_YOUR OBJECTIVE:_ Report every line from the material that contains the word "this".

### RECORDS

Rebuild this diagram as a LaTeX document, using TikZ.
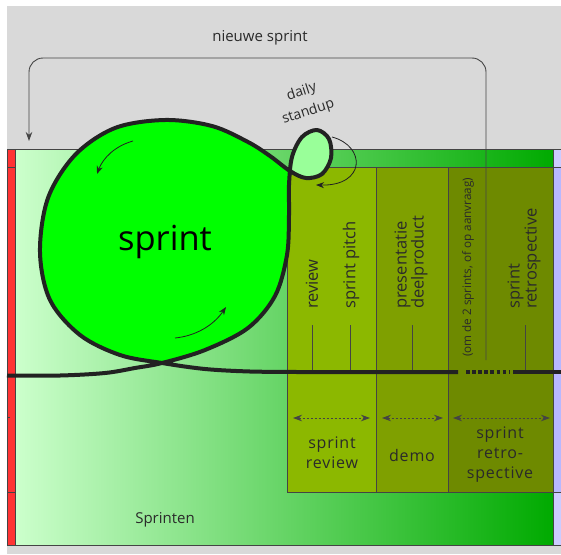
\documentclass[tikz,border=0pt]{standalone}
\usepackage{fontspec}
\setmainfont{Open Sans}
\newfontfamily\wide[LetterSpace=5]{Open Sans}
\usetikzlibrary{arrows.meta}

\definecolor{bggray}{HTML}{D9D9D9}
\definecolor{redstrip}{HTML}{FF3333}
\definecolor{lavender}{HTML}{B8B8FF}
\definecolor{lavlight}{HTML}{CCCCFF}
\definecolor{greenlight}{HTML}{CCFFCC}
\definecolor{greendark}{HTML}{00AA00}
\definecolor{olivea}{HTML}{8CB800}
\definecolor{oliveb}{HTML}{7FA000}
\definecolor{olivec}{HTML}{6E8A00}
\definecolor{inkgray}{HTML}{222222}
\definecolor{edgegray}{HTML}{444444}
\definecolor{textgray}{HTML}{2A2A2A}
\definecolor{sprintgreen}{HTML}{00FF00}
\definecolor{standupgreen}{HTML}{99FF99}

\tikzset{
  cell/.style={draw=edgegray, line width=0.7pt},
  timeline/.style={draw=inkgray, line width=4pt},
  thinarrow/.style={draw=inkgray, line width=0.8pt, -{Stealth[length=8pt,width=6pt]}},
  tick/.style={draw=edgegray, line width=0.8pt},
  span/.style={draw=edgegray, line width=0.8pt, dash pattern=on 2pt off 2pt,
    {Stealth[length=9pt,width=6.5pt]}-{Stealth[length=9pt,width=6.5pt]}},
  vlabel/.style={rotate=90, anchor=west, font=\fontsize{16.5}{17}\selectfont,
    inner sep=0pt, align=left, text=textgray},
  blabel/.style={font=\wide\fontsize{16}{20}\selectfont, align=center, text=textgray},
}

\begin{document}
\begin{tikzpicture}[x=1pt, y=-1pt]
  \useasboundingbox (0,0) rectangle (561,554);
  \fill[bggray] (7,6) rectangle (561,554);

  % band with the sprints
  \shade[left color=greenlight, right color=greendark] (15,149) rectangle (553,545);
  \fill[redstrip] (7,149) rectangle (15,545);
  \fill[lavlight] (553,149) rectangle (561,167);
  \fill[lavender] (553,167) rectangle (561,492);
  \fill[lavlight] (553,492) rectangle (561,545);
  \draw[cell] (7,149) rectangle (15,545);
  \draw[cell] (553,149) rectangle (561,545);
  \draw[cell] (7,149) -- (561,149);
  \draw[cell] (7,545) -- (561,545);
  \foreach \y in {167, 492} {
    \draw[cell] (7,\y) -- (15,\y);
    \draw[cell] (553,\y) -- (561,\y);
  }
  \draw[cell] (7,417) -- (10,417);

  % review, demo, retrospective
  \filldraw[cell, fill=olivea] (287,167) rectangle (376,492);
  \filldraw[cell, fill=oliveb] (376,167) rectangle (448,492);
  \filldraw[cell, fill=olivec] (448,167) rectangle (553,492);

  \node[vlabel] (reviewtxt) at (312,309) {review};
  \node[vlabel] (pitchtxt) at (351,309) {sprint pitch};
  \node[vlabel] (demotxt) at (411,309) {presentatie\\deelproduct};
  \node[vlabel, font=\fontsize{11.7}{12}\selectfont] (everytxt) at (468,357) {(om de 2 sprints, of op aanvraag)};
  \node[vlabel] (retrotxt) at (524,309) {sprint\\retrospective};
  \foreach \tx in {312, 350, 412, 525}
    \draw[tick] (\tx,325) -- (\tx,371);

  \draw[span] (293,418) -- (370,418);
  \draw[span] (382,418) -- (443,418);
  \draw[span] (453,418) -- (550,418);
  \node[blabel] (reviewlbl) at (332,453) {sprint\\review};
  \node[blabel] (demolbl) at (412,455) {demo};
  \node[blabel] (retrolbl) at (500,455) {sprint\\retro-\\spective};

  % nieuwe sprint
  \coordinate (loopstart) at (486,360);
  \coordinate (loopend) at (29,141);
  \draw[edgegray, line width=0.9pt, rounded corners=14pt, -{Stealth[length=9pt,width=6.5pt]}]
    (loopstart) -- (486,58) -- (29,58) -- (loopend);
  \node[font=\fontsize{15}{17}\selectfont, text=textgray] (nieuwlbl) at (260,38) {nieuwe sprint};

  % the sprint loop
  \fill[sprintgreen] plot[smooth cycle, tension=0.55] coordinates {
    (162,363) (205,350) (248,328) (275,296) (287,255) (289,215) (289,185) (290,171)
    (270,156) (248,142) (212,126) (165,120) (115,128) (75,155) (48,198) (40,252)
    (50,300) (80,335) (120,355)};
  \fill[standupgreen] plot[smooth cycle, tension=0.55] coordinates {
    (290,171) (292,157) (302,137) (317,130) (329,139) (331,158) (322,174) (306,178)};
  \draw[timeline, line join=round] plot[smooth, tension=0.55] coordinates {
    (7,375.5) (60,375.5) (105,373) (135,368) (162,363) (205,350) (248,328) (275,296)
    (287,255) (289,215) (289,185) (292,157) (302,137) (317,130) (329,139) (331,158)
    (322,174) (306,178) (290,171) (270,156) (248,142) (212,126) (165,120) (115,128)
    (75,155) (48,198) (40,252) (50,300) (80,335) (120,355) (162,363) (205,369)
    (250,371.5) (300,372)} -- (458,372);
  \draw[timeline, dash pattern=on 3.5pt off 2.6pt] (466,372) -- (509,372);
  \draw[timeline] (513,372) -- (561,372);

  \draw[thinarrow] (133,141) .. controls (115,146) and (103,158) .. (97,174);
  \draw[thinarrow] (175,338) .. controls (195,336) and (213,326) .. (226,307);
  \draw[thinarrow] (332,137) .. controls (366,146) and (366,186) .. (316,185);

  \node[font=\fontsize{34.5}{36}\selectfont] (sprintlbl) at (165,242) {sprint};
  \node[font=\fontsize{14}{21}\selectfont, rotate=18, align=center, text=textgray, inner sep=0pt]
    (standuplbl) at (305,102) {daily\\standup};
  \node[font=\fontsize{15}{17}\selectfont, text=textgray] (sprintenlbl) at (165,520) {Sprinten};
\end{tikzpicture}
\end{document}
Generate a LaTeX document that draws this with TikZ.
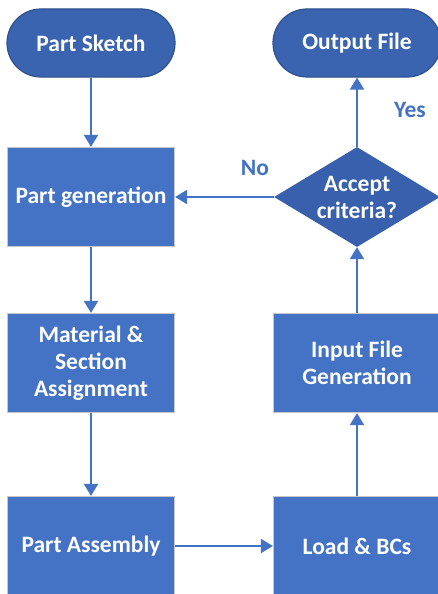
\documentclass[tikz,border=0pt]{standalone}
\usepackage{fontspec}
\setmainfont{Carlito}
\usetikzlibrary{shapes.geometric,arrows.meta}
\definecolor{boxblue}{HTML}{4472C4}
\definecolor{ovalblue}{HTML}{3A63B0}
\definecolor{ovaledge}{HTML}{2F528F}
\definecolor{diablue}{HTML}{3860AC}
\definecolor{boxedge}{HTML}{C8C8C8}
\tikzset{
  txt/.style={text=white, font=\bfseries\fontsize{23.5}{27}\selectfont, align=center, inner sep=0pt},
  procbox/.style={txt, rectangle, fill=boxblue, draw=boxedge, line width=1.2pt, minimum width=167pt, minimum height=99pt},
  termbox/.style={txt, rectangle, rounded corners=34pt, fill=ovalblue, draw=ovaledge, line width=1.2pt, minimum width=168pt, minimum height=68pt},
  decbox/.style={txt, diamond, aspect=1.66, fill=diablue, minimum width=166pt, minimum height=100pt},
  flow/.style={draw=boxblue, line width=2pt, -{Triangle[width=14pt,length=12pt]}},
  lab/.style={text=boxblue, font=\bfseries\fontsize{23.5}{27}\selectfont, inner sep=0pt}
}
\begin{document}
\begin{tikzpicture}[x=1pt,y=-1pt]
\useasboundingbox (0,0) rectangle (438,594);
\node[termbox] (ps) at (91,43) {Part Sketch};
\node[termbox] (of) at (357,43) {Output File};
\node[procbox] (pg) at (91,197) {Part generation};
\node[decbox] (ac) at (357,197) {Accept\\criteria?};
\node[procbox] (ms) at (91,363) {Material \&\\Section\\Assignment};
\node[procbox] (ig) at (357,363) {Input File\\Generation};
\node[procbox] (pa) at (91,546) {Part Assembly};
\node[procbox] (lb) at (357,546) {Load \& BCs};
\draw[flow] (ps) -- (pg);
\draw[flow] (pg) -- (ms);
\draw[flow] (ms) -- (pa);
\draw[flow] (pa) -- (lb);
\draw[flow] (lb) -- (ig);
\draw[flow] (ig) -- (ac);
\draw[flow] (ac) -- (of);
\draw[flow] (ac) -- (pg);
\node[lab] (yes) at (410,110) {Yes};
\node[lab] (no) at (255,168) {No};
\end{tikzpicture}
\end{document}
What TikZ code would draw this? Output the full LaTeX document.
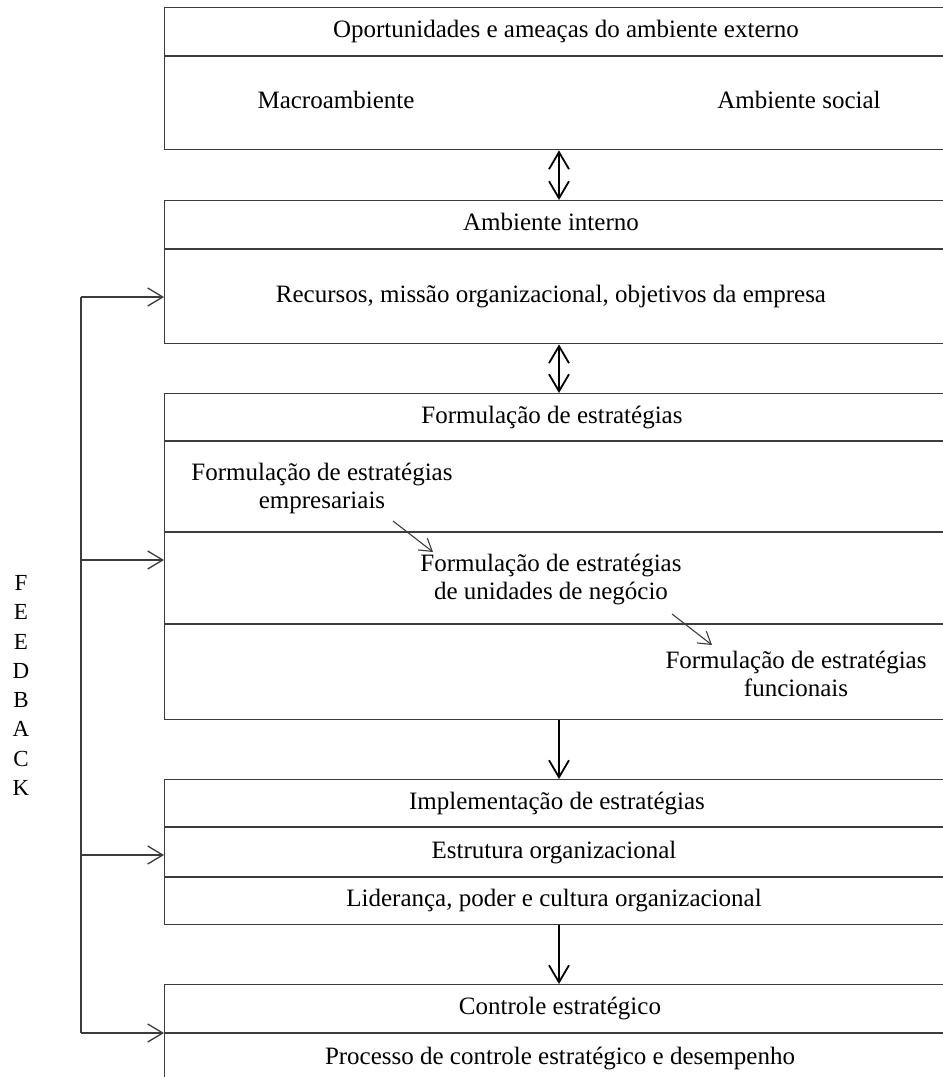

######

_EXERCISE RESULT:_
Rebuild this diagram as a LaTeX document, using TikZ.
Generate a LaTeX document that draws this with TikZ.
What TikZ code would draw this? Output the full LaTeX document.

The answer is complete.